**REQUIRED WORK:** Give every line again exactly as it appears, please, but not the pictures.

>> start MATERIAL FOR THE TASK

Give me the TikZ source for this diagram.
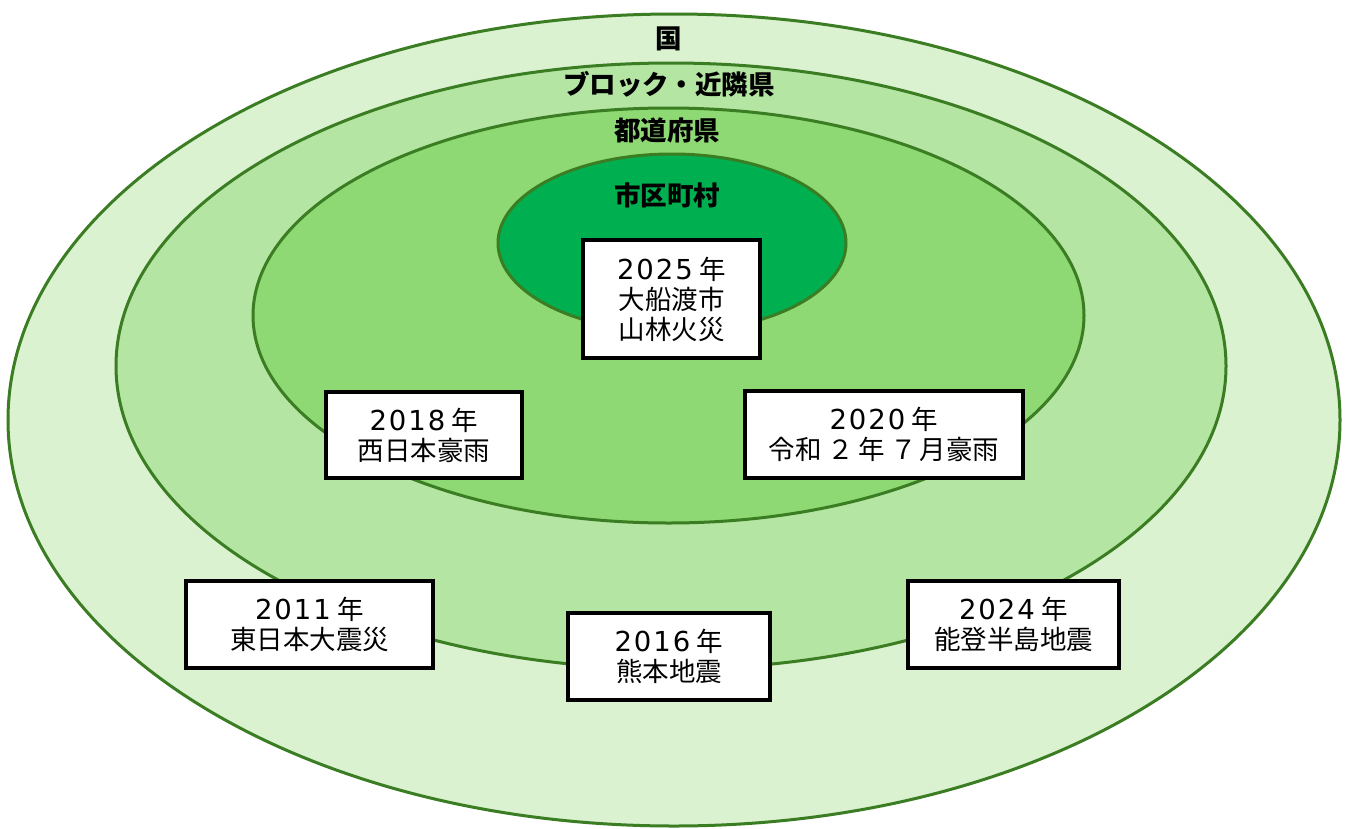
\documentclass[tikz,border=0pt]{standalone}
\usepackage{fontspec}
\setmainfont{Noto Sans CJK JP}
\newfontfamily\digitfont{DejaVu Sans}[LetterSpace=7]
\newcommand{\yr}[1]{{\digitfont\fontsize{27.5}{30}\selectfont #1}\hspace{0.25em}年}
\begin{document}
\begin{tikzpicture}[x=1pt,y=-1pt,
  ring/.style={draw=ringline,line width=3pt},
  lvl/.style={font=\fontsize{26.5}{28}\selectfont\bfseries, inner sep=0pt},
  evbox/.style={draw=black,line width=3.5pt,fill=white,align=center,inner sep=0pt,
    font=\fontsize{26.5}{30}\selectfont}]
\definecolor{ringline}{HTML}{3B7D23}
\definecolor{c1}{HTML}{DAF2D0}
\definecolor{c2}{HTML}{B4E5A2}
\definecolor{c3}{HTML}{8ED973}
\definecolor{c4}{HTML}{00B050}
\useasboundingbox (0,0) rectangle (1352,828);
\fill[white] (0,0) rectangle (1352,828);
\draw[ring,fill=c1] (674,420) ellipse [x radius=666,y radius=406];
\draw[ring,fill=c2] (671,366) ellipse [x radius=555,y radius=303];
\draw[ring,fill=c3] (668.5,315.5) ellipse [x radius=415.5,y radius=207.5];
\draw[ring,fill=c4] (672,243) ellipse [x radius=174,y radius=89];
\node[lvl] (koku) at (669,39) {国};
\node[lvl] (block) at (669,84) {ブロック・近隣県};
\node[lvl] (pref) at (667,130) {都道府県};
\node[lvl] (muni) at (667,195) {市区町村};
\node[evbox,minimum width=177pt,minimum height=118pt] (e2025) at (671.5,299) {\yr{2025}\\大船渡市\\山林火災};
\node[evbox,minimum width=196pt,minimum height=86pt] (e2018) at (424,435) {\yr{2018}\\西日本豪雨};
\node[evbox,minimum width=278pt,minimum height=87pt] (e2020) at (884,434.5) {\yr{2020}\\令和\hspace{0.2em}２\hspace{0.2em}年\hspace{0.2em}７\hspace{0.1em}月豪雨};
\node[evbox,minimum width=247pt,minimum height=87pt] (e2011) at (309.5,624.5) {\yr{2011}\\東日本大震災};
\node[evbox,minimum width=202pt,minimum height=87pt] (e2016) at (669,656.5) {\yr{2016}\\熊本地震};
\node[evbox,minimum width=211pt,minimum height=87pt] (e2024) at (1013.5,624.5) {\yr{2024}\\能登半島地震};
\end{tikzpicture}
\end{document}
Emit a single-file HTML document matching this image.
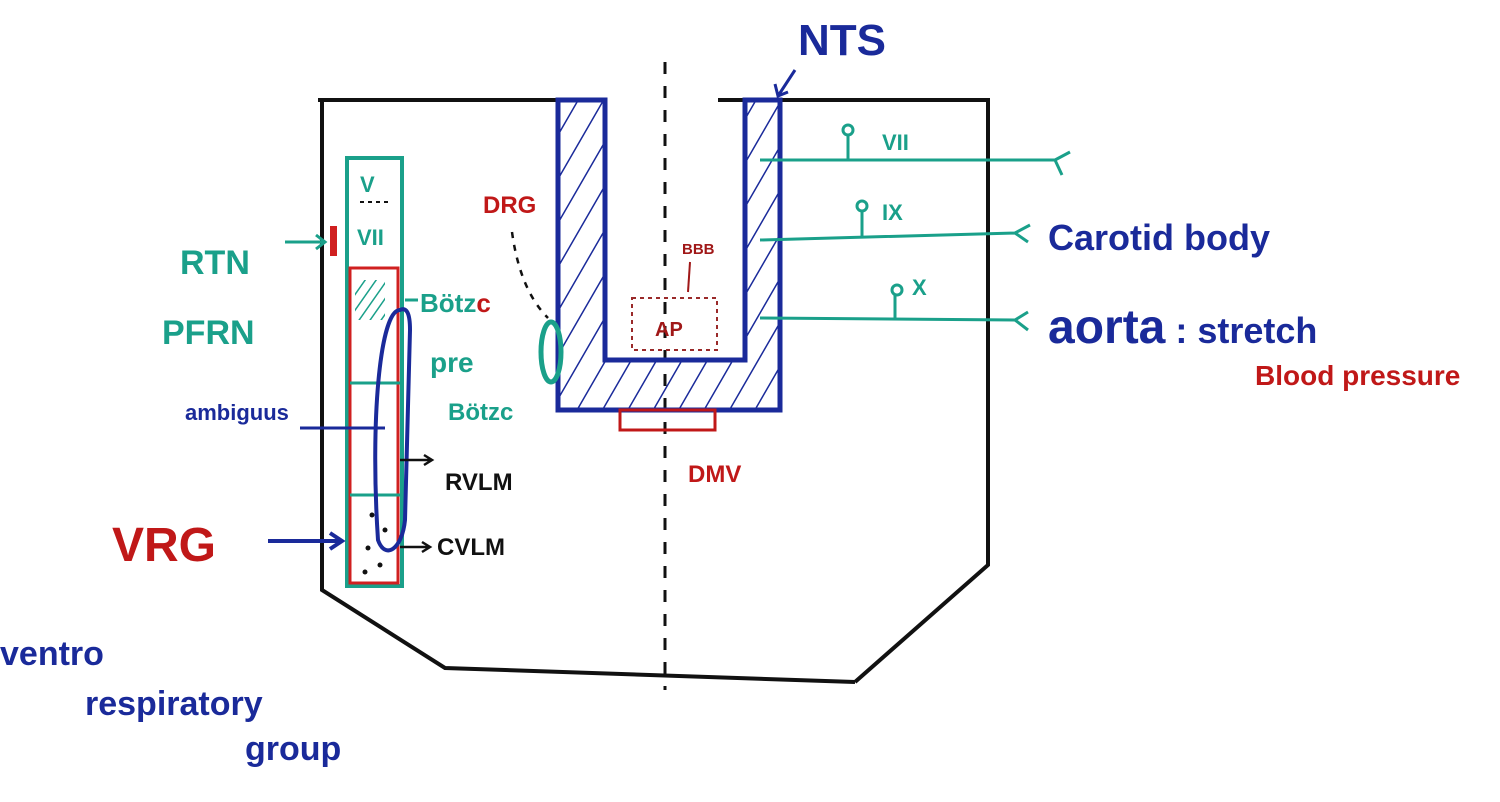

>> end MATERIAL FOR THE TASK

**FINAL ANSWER:**
Give me the TikZ source for this diagram.
\documentclass[tikz,border=0pt]{standalone}
\usepackage{fontspec}
\setmainfont{Noto Sans CJK JP}
\newfontfamily\digitfont{DejaVu Sans}[LetterSpace=7]
\newcommand{\yr}[1]{{\digitfont\fontsize{27.5}{30}\selectfont #1}\hspace{0.25em}年}
\begin{document}
\begin{tikzpicture}[x=1pt,y=-1pt,
  ring/.style={draw=ringline,line width=3pt},
  lvl/.style={font=\fontsize{26.5}{28}\selectfont\bfseries, inner sep=0pt},
  evbox/.style={draw=black,line width=3.5pt,fill=white,align=center,inner sep=0pt,
    font=\fontsize{26.5}{30}\selectfont}]
\definecolor{ringline}{HTML}{3B7D23}
\definecolor{c1}{HTML}{DAF2D0}
\definecolor{c2}{HTML}{B4E5A2}
\definecolor{c3}{HTML}{8ED973}
\definecolor{c4}{HTML}{00B050}
\useasboundingbox (0,0) rectangle (1352,828);
\fill[white] (0,0) rectangle (1352,828);
\draw[ring,fill=c1] (674,420) ellipse [x radius=666,y radius=406];
\draw[ring,fill=c2] (671,366) ellipse [x radius=555,y radius=303];
\draw[ring,fill=c3] (668.5,315.5) ellipse [x radius=415.5,y radius=207.5];
\draw[ring,fill=c4] (672,243) ellipse [x radius=174,y radius=89];
\node[lvl] (koku) at (669,39) {国};
\node[lvl] (block) at (669,84) {ブロック・近隣県};
\node[lvl] (pref) at (667,130) {都道府県};
\node[lvl] (muni) at (667,195) {市区町村};
\node[evbox,minimum width=177pt,minimum height=118pt] (e2025) at (671.5,299) {\yr{2025}\\大船渡市\\山林火災};
\node[evbox,minimum width=196pt,minimum height=86pt] (e2018) at (424,435) {\yr{2018}\\西日本豪雨};
\node[evbox,minimum width=278pt,minimum height=87pt] (e2020) at (884,434.5) {\yr{2020}\\令和\hspace{0.2em}２\hspace{0.2em}年\hspace{0.2em}７\hspace{0.1em}月豪雨};
\node[evbox,minimum width=247pt,minimum height=87pt] (e2011) at (309.5,624.5) {\yr{2011}\\東日本大震災};
\node[evbox,minimum width=202pt,minimum height=87pt] (e2016) at (669,656.5) {\yr{2016}\\熊本地震};
\node[evbox,minimum width=211pt,minimum height=87pt] (e2024) at (1013.5,624.5) {\yr{2024}\\能登半島地震};
\end{tikzpicture}
\end{document}
Emit a single-file HTML document matching this image.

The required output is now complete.